start

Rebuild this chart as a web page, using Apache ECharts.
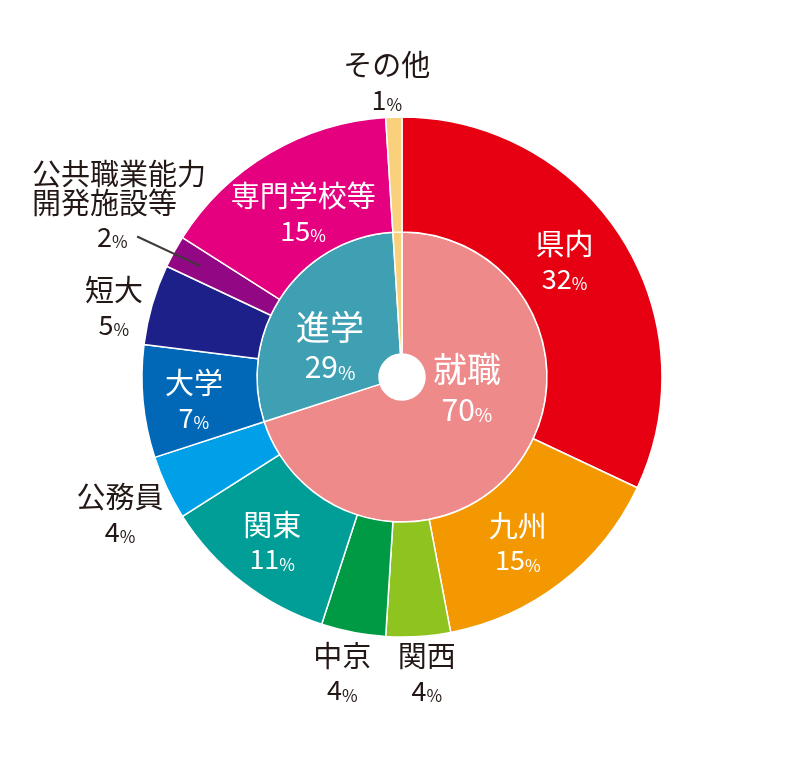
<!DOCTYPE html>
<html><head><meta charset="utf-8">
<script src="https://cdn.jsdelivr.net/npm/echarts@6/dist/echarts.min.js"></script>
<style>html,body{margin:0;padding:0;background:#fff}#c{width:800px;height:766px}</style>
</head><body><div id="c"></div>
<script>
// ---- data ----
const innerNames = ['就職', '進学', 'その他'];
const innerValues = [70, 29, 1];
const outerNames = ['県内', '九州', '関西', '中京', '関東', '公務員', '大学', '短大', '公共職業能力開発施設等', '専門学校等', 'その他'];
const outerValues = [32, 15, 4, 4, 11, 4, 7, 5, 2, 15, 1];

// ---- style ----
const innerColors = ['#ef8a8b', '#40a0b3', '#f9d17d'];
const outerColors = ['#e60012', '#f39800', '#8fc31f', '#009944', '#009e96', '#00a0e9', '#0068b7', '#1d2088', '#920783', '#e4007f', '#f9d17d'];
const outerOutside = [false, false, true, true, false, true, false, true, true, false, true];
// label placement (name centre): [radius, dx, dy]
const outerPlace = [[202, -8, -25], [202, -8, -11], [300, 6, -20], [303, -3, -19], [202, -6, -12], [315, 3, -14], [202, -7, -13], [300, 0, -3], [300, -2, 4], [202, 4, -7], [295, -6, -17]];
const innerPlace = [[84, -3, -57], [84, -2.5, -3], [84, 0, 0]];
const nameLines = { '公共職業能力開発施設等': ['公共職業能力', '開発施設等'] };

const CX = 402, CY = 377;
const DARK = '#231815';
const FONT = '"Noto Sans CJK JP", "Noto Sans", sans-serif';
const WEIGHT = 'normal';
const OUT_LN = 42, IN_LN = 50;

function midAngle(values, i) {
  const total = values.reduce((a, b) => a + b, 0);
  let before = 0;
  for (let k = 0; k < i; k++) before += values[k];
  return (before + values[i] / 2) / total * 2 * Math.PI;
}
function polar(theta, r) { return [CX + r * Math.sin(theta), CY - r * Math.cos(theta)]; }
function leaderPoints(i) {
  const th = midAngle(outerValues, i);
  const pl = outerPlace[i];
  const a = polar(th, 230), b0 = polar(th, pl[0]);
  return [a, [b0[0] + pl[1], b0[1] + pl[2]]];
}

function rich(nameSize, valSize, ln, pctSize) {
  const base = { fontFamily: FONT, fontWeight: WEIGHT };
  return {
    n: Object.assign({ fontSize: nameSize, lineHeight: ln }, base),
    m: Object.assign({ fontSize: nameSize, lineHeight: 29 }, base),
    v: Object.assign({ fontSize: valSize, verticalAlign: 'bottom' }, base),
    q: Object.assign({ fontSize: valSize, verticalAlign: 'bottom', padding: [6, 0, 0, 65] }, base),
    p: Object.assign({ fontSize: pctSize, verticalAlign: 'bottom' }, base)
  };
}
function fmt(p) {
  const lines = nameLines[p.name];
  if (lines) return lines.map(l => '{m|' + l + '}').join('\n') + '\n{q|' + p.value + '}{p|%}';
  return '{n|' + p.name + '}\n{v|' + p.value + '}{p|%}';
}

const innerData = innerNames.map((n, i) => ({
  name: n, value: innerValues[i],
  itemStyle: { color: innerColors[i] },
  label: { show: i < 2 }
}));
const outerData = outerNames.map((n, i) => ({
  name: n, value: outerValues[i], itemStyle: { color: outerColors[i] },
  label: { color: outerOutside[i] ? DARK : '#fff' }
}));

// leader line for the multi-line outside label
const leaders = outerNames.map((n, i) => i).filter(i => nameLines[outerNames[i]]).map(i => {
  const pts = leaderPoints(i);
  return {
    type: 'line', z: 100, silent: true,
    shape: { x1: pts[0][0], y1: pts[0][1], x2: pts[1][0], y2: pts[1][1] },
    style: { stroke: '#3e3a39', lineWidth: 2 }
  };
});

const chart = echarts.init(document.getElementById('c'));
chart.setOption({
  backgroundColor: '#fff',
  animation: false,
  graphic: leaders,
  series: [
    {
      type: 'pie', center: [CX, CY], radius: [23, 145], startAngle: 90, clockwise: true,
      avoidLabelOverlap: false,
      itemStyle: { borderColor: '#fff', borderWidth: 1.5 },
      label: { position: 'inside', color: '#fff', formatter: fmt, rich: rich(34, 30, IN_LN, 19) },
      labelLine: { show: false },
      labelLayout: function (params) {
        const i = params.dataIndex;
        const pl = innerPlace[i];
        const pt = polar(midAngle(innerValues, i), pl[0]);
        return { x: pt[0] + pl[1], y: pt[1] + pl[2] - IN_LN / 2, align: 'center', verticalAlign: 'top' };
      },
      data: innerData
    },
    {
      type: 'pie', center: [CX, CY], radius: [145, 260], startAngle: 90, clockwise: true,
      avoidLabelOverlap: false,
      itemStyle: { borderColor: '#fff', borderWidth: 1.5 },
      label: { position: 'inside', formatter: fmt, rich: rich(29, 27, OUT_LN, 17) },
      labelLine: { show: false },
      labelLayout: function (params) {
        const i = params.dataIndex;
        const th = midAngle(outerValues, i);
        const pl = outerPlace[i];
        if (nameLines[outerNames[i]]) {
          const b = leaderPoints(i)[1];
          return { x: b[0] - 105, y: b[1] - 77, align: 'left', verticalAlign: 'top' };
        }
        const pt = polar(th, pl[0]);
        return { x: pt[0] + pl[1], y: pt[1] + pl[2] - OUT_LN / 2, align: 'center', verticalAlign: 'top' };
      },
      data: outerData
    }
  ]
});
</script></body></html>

end

What is expected: With the pictures left out, restate word for word every line of the data above, from the first down to the line that contains "const OUT_LN = 42, IN_LN = 50;".

Full solution:
Rebuild this chart as a web page, using Apache ECharts.
<!DOCTYPE html>
<html><head><meta charset="utf-8">
<script src="https://cdn.jsdelivr.net/npm/echarts@6/dist/echarts.min.js"></script>
<style>html,body{margin:0;padding:0;background:#fff}#c{width:800px;height:766px}</style>
</head><body><div id="c"></div>
<script>
// ---- data ----
const innerNames = ['就職', '進学', 'その他'];
const innerValues = [70, 29, 1];
const outerNames = ['県内', '九州', '関西', '中京', '関東', '公務員', '大学', '短大', '公共職業能力開発施設等', '専門学校等', 'その他'];
const outerValues = [32, 15, 4, 4, 11, 4, 7, 5, 2, 15, 1];

// ---- style ----
const innerColors = ['#ef8a8b', '#40a0b3', '#f9d17d'];
const outerColors = ['#e60012', '#f39800', '#8fc31f', '#009944', '#009e96', '#00a0e9', '#0068b7', '#1d2088', '#920783', '#e4007f', '#f9d17d'];
const outerOutside = [false, false, true, true, false, true, false, true, true, false, true];
// label placement (name centre): [radius, dx, dy]
const outerPlace = [[202, -8, -25], [202, -8, -11], [300, 6, -20], [303, -3, -19], [202, -6, -12], [315, 3, -14], [202, -7, -13], [300, 0, -3], [300, -2, 4], [202, 4, -7], [295, -6, -17]];
const innerPlace = [[84, -3, -57], [84, -2.5, -3], [84, 0, 0]];
const nameLines = { '公共職業能力開発施設等': ['公共職業能力', '開発施設等'] };

const CX = 402, CY = 377;
const DARK = '#231815';
const FONT = '"Noto Sans CJK JP", "Noto Sans", sans-serif';
const WEIGHT = 'normal';
const OUT_LN = 42, IN_LN = 50;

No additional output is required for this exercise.